/ tooling fee / mold fee / supplier payment
What to Ask Before Paying Tooling or Mold Fees
Tooling payments create leverage problems unless ownership, storage, and supplier identity are documented first.
Why it matters
Tooling and mold fees are common in custom production, but they carry a different risk profile from ordinary product deposits. Once tooling money moves, the buyer needs to know who receives the funds, who owns the tool, where it will be stored, and what happens if production moves to another supplier.
Evidence to collect
Collect the supplier identity, tooling quotation, technical drawings, ownership terms, storage address, expected completion date, sample approval route, and beneficiary account.

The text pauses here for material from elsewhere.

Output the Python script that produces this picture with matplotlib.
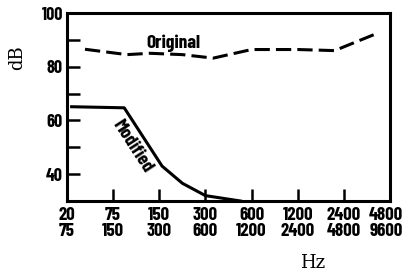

If the tool will be made by a subcontractor, ask who controls the subcontractor relationship.
How to review it
Check whether the tooling agreement matches the commercial story. A factory-direct supplier should explain where the tool is made and stored. A trading company should explain how it controls access, maintenance, and transfer rights.
Where buyers get misled
Buyers get misled when they treat tooling as a simple deposit. Without written ownership terms, the supplier may control the tool entirely, making it difficult to move production, claim defects, or recover value after a dispute.
Practical next step
Before paying, create a tooling addendum. It should state ownership, allowed use, storage location, transfer conditions, maintenance responsibility, and what evidence will prove completion.
Working checklist
- Confirm beneficiary identity.
- Define tooling ownership.
- Record storage location.
- Clarify subcontractor role.
- Require sample and completion evidence.